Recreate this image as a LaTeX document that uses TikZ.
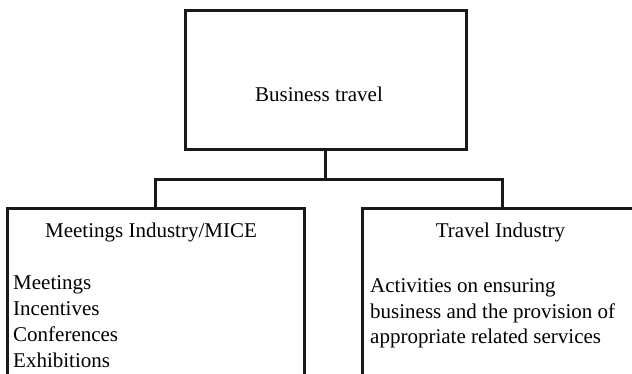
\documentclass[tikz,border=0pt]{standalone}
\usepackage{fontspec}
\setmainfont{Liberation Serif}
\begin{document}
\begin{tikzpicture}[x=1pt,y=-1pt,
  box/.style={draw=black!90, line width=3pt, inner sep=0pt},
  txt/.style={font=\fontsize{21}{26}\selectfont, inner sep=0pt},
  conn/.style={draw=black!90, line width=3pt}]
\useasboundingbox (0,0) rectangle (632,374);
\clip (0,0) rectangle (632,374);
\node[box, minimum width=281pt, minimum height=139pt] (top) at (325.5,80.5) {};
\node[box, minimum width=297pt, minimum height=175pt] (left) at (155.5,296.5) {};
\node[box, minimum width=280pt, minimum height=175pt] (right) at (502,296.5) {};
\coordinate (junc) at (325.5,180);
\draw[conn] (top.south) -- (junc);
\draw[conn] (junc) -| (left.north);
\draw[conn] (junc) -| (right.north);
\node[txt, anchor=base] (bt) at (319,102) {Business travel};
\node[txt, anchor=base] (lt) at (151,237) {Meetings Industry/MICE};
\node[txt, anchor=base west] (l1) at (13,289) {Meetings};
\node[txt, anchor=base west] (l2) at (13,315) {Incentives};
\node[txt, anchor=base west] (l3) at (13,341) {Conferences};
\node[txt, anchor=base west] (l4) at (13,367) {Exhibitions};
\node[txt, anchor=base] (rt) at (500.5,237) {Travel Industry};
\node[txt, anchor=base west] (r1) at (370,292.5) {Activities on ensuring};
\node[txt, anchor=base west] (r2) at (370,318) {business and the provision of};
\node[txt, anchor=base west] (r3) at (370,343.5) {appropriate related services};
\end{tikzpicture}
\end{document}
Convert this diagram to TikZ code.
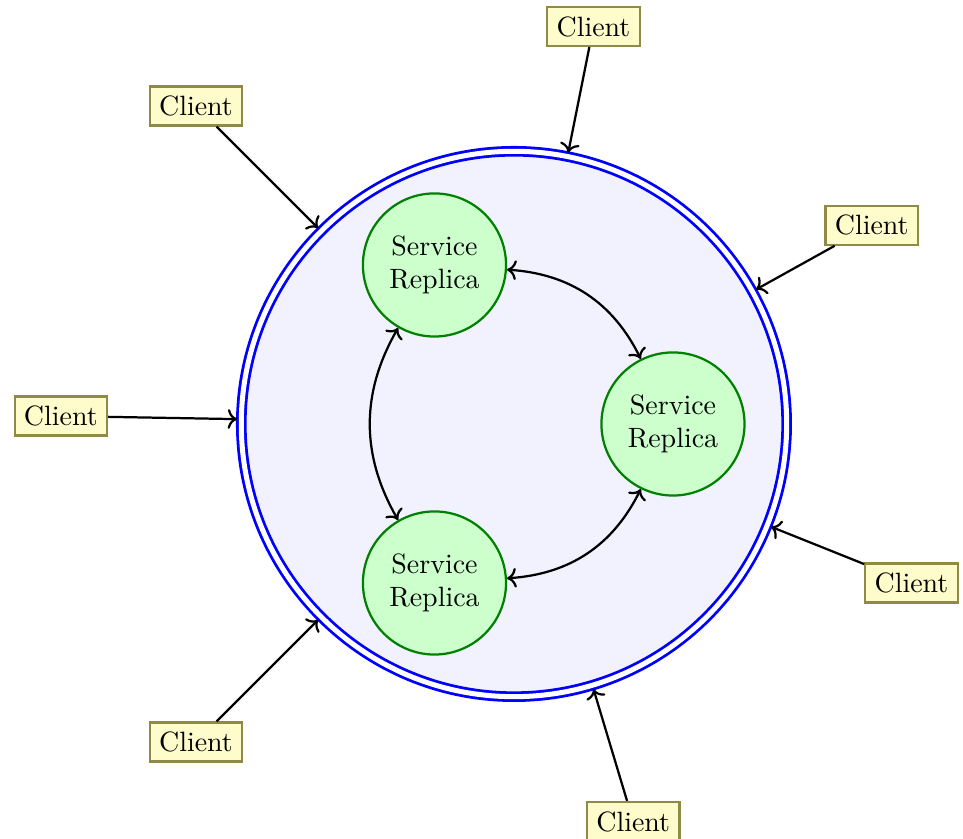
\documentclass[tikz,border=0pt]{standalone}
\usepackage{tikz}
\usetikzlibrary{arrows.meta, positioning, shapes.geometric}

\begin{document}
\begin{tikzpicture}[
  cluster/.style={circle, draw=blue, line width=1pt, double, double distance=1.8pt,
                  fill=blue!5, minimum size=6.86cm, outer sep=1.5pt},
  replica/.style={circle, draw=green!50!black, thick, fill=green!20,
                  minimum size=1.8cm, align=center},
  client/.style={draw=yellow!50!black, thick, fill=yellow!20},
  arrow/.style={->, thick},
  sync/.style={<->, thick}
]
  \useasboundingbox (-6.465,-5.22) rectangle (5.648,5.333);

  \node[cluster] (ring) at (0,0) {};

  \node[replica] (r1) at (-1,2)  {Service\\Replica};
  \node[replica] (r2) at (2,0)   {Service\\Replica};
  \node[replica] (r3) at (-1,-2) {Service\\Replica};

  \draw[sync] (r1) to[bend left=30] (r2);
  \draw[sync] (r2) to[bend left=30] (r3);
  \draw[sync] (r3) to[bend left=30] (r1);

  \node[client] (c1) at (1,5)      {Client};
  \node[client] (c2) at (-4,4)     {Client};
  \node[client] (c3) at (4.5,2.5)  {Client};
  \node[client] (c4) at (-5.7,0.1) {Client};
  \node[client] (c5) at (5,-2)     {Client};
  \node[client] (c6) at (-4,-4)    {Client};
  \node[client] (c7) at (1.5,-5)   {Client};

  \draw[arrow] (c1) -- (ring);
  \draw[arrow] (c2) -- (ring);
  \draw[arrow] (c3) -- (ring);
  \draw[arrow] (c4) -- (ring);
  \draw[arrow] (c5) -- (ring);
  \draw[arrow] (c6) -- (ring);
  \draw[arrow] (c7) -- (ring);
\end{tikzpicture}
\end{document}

--------------------

| Problem requirements |
Your task is to gather every line with the word "this" and copy it.

| Correct response |
Recreate this image as a LaTeX document that uses TikZ.
Convert this diagram to TikZ code.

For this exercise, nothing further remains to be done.